Reproduce the listing below in full and without alteration, apart from its pictures.

◆ ◆ ◆ ◆ ◆ ◆ ◆

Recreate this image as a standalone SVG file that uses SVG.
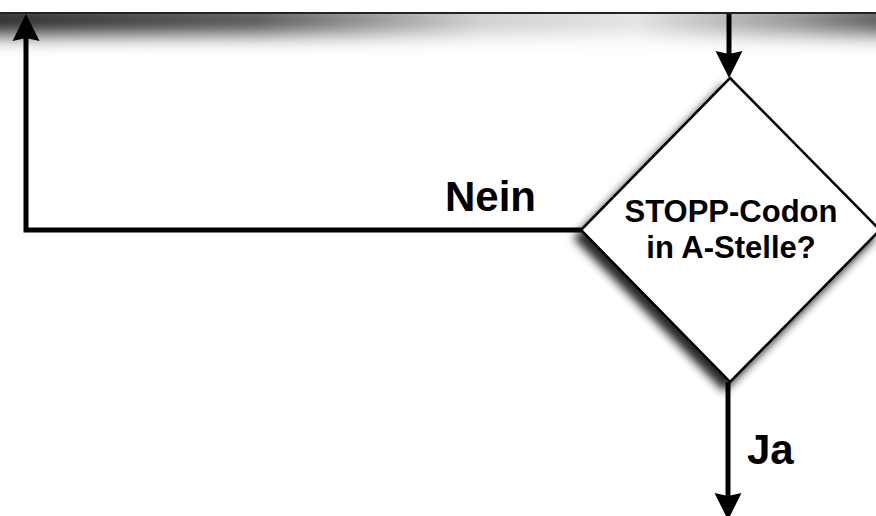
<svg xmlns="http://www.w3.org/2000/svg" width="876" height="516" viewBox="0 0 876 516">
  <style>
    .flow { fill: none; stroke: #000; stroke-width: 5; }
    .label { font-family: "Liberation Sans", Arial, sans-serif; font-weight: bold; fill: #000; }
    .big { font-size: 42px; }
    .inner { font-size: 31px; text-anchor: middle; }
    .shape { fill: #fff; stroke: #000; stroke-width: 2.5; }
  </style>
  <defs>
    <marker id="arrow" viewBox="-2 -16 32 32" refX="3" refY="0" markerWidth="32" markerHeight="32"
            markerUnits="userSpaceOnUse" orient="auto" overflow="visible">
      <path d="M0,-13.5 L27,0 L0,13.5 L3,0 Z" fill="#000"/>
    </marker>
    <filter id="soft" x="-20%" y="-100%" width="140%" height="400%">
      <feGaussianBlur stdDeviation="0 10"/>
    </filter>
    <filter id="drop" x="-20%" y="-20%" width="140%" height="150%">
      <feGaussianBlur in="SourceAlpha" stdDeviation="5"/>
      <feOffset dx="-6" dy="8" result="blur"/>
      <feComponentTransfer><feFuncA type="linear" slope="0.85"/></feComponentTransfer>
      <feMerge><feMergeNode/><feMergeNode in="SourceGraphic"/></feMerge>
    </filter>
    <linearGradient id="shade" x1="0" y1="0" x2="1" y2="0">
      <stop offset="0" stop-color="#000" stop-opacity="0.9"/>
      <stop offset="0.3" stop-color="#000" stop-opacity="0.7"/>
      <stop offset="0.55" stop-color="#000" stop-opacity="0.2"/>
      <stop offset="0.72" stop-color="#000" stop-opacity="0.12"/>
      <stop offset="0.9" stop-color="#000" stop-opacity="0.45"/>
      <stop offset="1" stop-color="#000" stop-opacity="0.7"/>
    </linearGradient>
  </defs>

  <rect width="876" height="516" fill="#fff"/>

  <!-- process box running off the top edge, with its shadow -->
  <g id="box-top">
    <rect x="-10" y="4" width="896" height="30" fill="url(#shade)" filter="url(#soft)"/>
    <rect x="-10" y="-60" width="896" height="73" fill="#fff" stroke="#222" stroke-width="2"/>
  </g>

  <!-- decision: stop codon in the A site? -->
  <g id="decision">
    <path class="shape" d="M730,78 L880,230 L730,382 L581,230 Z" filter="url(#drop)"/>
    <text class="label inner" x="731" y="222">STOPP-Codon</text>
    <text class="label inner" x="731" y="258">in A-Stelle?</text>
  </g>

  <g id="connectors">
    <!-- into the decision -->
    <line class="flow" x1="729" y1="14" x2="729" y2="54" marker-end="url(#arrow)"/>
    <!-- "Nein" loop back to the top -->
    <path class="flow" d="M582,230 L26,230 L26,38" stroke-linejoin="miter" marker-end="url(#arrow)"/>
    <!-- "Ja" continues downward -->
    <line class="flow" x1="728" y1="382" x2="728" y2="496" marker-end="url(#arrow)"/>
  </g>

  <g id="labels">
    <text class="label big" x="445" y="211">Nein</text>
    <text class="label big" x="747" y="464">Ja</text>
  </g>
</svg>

◆ ◆ ◆ ◆ ◆ ◆ ◆

- [Answer below]
Recreate this image as a standalone SVG file that uses SVG.
<svg xmlns="http://www.w3.org/2000/svg" width="876" height="516" viewBox="0 0 876 516">
  <style>
    .flow { fill: none; stroke: #000; stroke-width: 5; }
    .label { font-family: "Liberation Sans", Arial, sans-serif; font-weight: bold; fill: #000; }
    .big { font-size: 42px; }
    .inner { font-size: 31px; text-anchor: middle; }
    .shape { fill: #fff; stroke: #000; stroke-width: 2.5; }
  </style>
  <defs>
    <marker id="arrow" viewBox="-2 -16 32 32" refX="3" refY="0" markerWidth="32" markerHeight="32"
            markerUnits="userSpaceOnUse" orient="auto" overflow="visible">
      <path d="M0,-13.5 L27,0 L0,13.5 L3,0 Z" fill="#000"/>
    </marker>
    <filter id="soft" x="-20%" y="-100%" width="140%" height="400%">
      <feGaussianBlur stdDeviation="0 10"/>
    </filter>
    <filter id="drop" x="-20%" y="-20%" width="140%" height="150%">
      <feGaussianBlur in="SourceAlpha" stdDeviation="5"/>
      <feOffset dx="-6" dy="8" result="blur"/>
      <feComponentTransfer><feFuncA type="linear" slope="0.85"/></feComponentTransfer>
      <feMerge><feMergeNode/><feMergeNode in="SourceGraphic"/></feMerge>
    </filter>
    <linearGradient id="shade" x1="0" y1="0" x2="1" y2="0">
      <stop offset="0" stop-color="#000" stop-opacity="0.9"/>
      <stop offset="0.3" stop-color="#000" stop-opacity="0.7"/>
      <stop offset="0.55" stop-color="#000" stop-opacity="0.2"/>
      <stop offset="0.72" stop-color="#000" stop-opacity="0.12"/>
      <stop offset="0.9" stop-color="#000" stop-opacity="0.45"/>
      <stop offset="1" stop-color="#000" stop-opacity="0.7"/>
    </linearGradient>
  </defs>

  <rect width="876" height="516" fill="#fff"/>

  <!-- process box running off the top edge, with its shadow -->
  <g id="box-top">
    <rect x="-10" y="4" width="896" height="30" fill="url(#shade)" filter="url(#soft)"/>
    <rect x="-10" y="-60" width="896" height="73" fill="#fff" stroke="#222" stroke-width="2"/>
  </g>

  <!-- decision: stop codon in the A site? -->
  <g id="decision">
    <path class="shape" d="M730,78 L880,230 L730,382 L581,230 Z" filter="url(#drop)"/>
    <text class="label inner" x="731" y="222">STOPP-Codon</text>
    <text class="label inner" x="731" y="258">in A-Stelle?</text>
  </g>

  <g id="connectors">
    <!-- into the decision -->
    <line class="flow" x1="729" y1="14" x2="729" y2="54" marker-end="url(#arrow)"/>
    <!-- "Nein" loop back to the top -->
    <path class="flow" d="M582,230 L26,230 L26,38" stroke-linejoin="miter" marker-end="url(#arrow)"/>
    <!-- "Ja" continues downward -->
    <line class="flow" x1="728" y1="382" x2="728" y2="496" marker-end="url(#arrow)"/>
  </g>

  <g id="labels">
    <text class="label big" x="445" y="211">Nein</text>
    <text class="label big" x="747" y="464">Ja</text>
  </g>
</svg>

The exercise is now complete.